» Exercise instructions: Tally the lines containing the word "draw", and report the tally alone.

» Data segment:
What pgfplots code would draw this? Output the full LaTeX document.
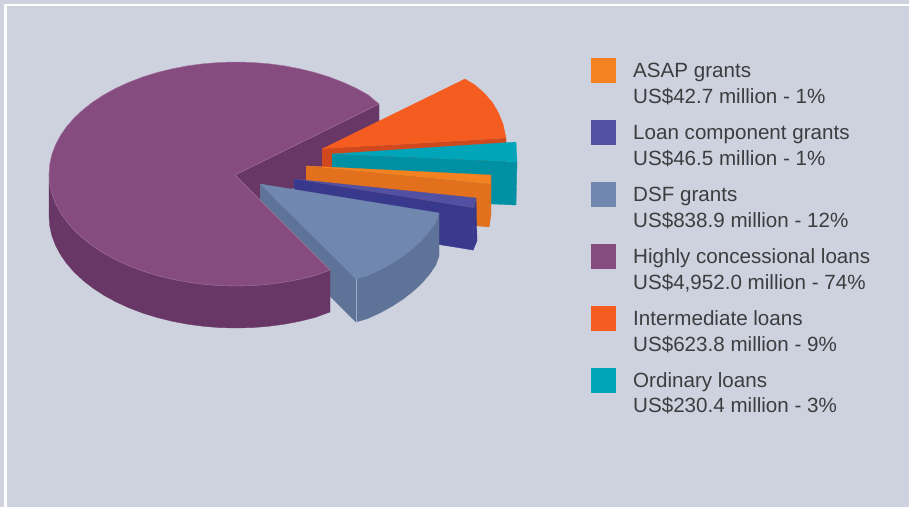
\documentclass[border=0pt]{standalone}
\usepackage{fontspec}
\setmainfont{Liberation Sans}
\usepackage{pgfplots}
\pgfplotsset{compat=1.18}
\definecolor{bg}{HTML}{CDD2DE}
\definecolor{txt}{HTML}{3D3D40}
\definecolor{asap}{HTML}{F58220}
\definecolor{asapw}{HTML}{E2701C}
\definecolor{loan}{HTML}{5150A2}
\definecolor{loanw}{HTML}{38388C}
\definecolor{dsf}{HTML}{7087B0}
\definecolor{dsfw}{HTML}{5F7398}
\definecolor{hcl}{HTML}{864C80}
\definecolor{hclw}{HTML}{693766}
\definecolor{inter}{HTML}{F55D20}
\definecolor{interw}{HTML}{D0491E}
\definecolor{ord}{HTML}{00A5BA}
\definecolor{ordw}{HTML}{0090A3}
\tikzset{
  face/.style={fill=#1, draw=#1, line width=0.3pt},
  leg/.style={font=\fontsize{20.6}{24}\selectfont, text=txt, anchor=base west, inner sep=0pt},
}
\begin{document}
\begin{tikzpicture}
\begin{axis}[
  scale only axis, width=909pt, height=507pt,
  xmin=0, xmax=909, ymin=0, ymax=507,
  y dir=reverse, hide axis,
]
% background and white frame
\addplot[fill=bg, draw=none] coordinates {(0,0) (909,0) (909,507) (0,507)};
\addplot[draw=white, line width=2.4pt] coordinates {(5.5,507) (5.5,5) (909,5)};

% inner wall of the big slice
\addplot[face=hclw] coordinates {(235,175) (379,104) (379,146) (235,217)};

% Intermediate loans
\addplot[face=interw] coordinates {(322,149) (506,138) (506,180) (322,191)};
\addplot[face=inter] coordinates {(322,149) (465,79) (475,85) (484,93) (492,102) (498,112) (503,124) (506,138)};

% Ordinary loans
\addplot[face=ordw] coordinates {(332,154) (517,162) (516,205) (332,197)};
\addplot[face=ord] coordinates {(332,154) (516,142) (517,162)};

% ASAP grants
\addplot[face=asapw] coordinates {(306,166) (490,184) (489,227) (306,209)};
\addplot[face=asapw] coordinates {(491,175) (491,215) (489,227) (490,184)};
\addplot[face=asap] coordinates {(306,166) (491,175) (490,184)};

% Loan component grants
\addplot[face=loanw] coordinates {(294,179) (474,208) (473,250) (294,221)};
\addplot[face=loanw] coordinates {(476,198) (477,241) (473,250) (474,208)};
\addplot[face=loan] coordinates {(294,179) (476,198) (474,208)};

% DSF grants
\addplot[face=dsfw] coordinates {(260,184) (356,279) (356,322) (260,227)};
\addplot[face=dsfw] coordinates {(439,213) (439,256) (435.7,265.3) (429.5,274.3) (422,283) (413.2,291.2) (403.2,299) (392.2,306.2) (380.2,312.8) (367.3,318.7) (356,322) (356,279)};
\addplot[face=dsf] coordinates {(260,184) (439,213) (435.7,222.3) (429.5,231.3) (422,240) (413.2,248.2) (403.2,256) (392.2,263.2) (380.2,269.8) (367.3,275.7) (356,279)};
\addplot[draw=dsf!70!white, line width=0.6pt] coordinates {(356,279) (356,322)};

% Highly concessional loans, outer wall then top
\addplot[face=hclw] coordinates {(49,174) (49,216) (49.7,225.8) (51.8,235.4) (55.4,245) (60.3,254.3) (66.5,263.3) (74.1,272) (82.8,280.2) (92.8,288) (103.8,295.2) (115.8,301.8) (128.7,307.7) (142.5,313) (157,317.5) (172,321.2) (187.6,324.2) (203.5,326.3) (219.7,327.6) (236,328) (252.3,327.6) (268.5,326.3) (284.4,324.2) (300,321.2) (315,317.5) (330,312) (330,270) (235,175)};
\addplot[fill=hcl, draw=hcl!75!white, line width=0.4pt] coordinates {(235,175) (330,270) (315,275.5) (300,279.2) (284.4,282.2) (268.5,284.3) (252.3,285.6) (236,286) (219.7,285.6) (203.5,284.3) (187.6,282.2) (172,279.2) (157,275.5) (142.5,271) (128.7,265.7) (115.8,259.8) (103.8,253.2) (92.8,246) (82.8,238.2) (74.1,230) (66.5,221.3) (60.3,212.3) (55.4,203) (51.8,193.4) (49.7,183.8) (49,174) (49.7,164.2) (51.8,154.6) (55.4,145) (60.3,135.7) (66.5,126.7) (74.1,118) (82.8,109.8) (92.8,102) (103.8,94.8) (115.8,88.2) (128.7,82.3) (142.5,77) (157,72.5) (172,68.8) (187.6,65.8) (203.5,63.7) (219.7,62.4) (236,62) (252.3,62.4) (268.5,63.7) (284.4,65.8) (300,68.8) (315,72.5) (329.5,77) (343.3,82.3) (356.2,88.2) (368.2,94.8) (379,104) (235,175)};

% legend
\addplot[face=asap] coordinates {(591,58) (615,58) (615,82) (591,82)};
\addplot[face=loan] coordinates {(591,120) (615,120) (615,144) (591,144)};
\addplot[face=dsf] coordinates {(591,182) (615,182) (615,206) (591,206)};
\addplot[face=hcl] coordinates {(591,244) (615,244) (615,268) (591,268)};
\addplot[face=inter] coordinates {(591,306) (615,306) (615,330) (591,330)};
\addplot[face=ord] coordinates {(591,368) (615,368) (615,392) (591,392)};

\node[leg] at (axis cs:633,77) {ASAP grants};
\node[leg] at (axis cs:633,103) {US\$42.7 million - 1\%};
\node[leg] at (axis cs:633,139) {Loan component grants};
\node[leg] at (axis cs:633,165) {US\$46.5 million - 1\%};
\node[leg] at (axis cs:633,201) {DSF grants};
\node[leg] at (axis cs:633,227) {US\$838.9 million - 12\%};
\node[leg] at (axis cs:633,263) {Highly concessional loans};
\node[leg] at (axis cs:633,289) {US\$4,952.0 million - 74\%};
\node[leg] at (axis cs:633,325) {Intermediate loans};
\node[leg] at (axis cs:633,351) {US\$623.8 million - 9\%};
\node[leg] at (axis cs:633,387) {Ordinary loans};
\node[leg] at (axis cs:633,412) {US\$230.4 million - 3\%};
\end{axis}
\end{tikzpicture}
\end{document}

» Full answer: 6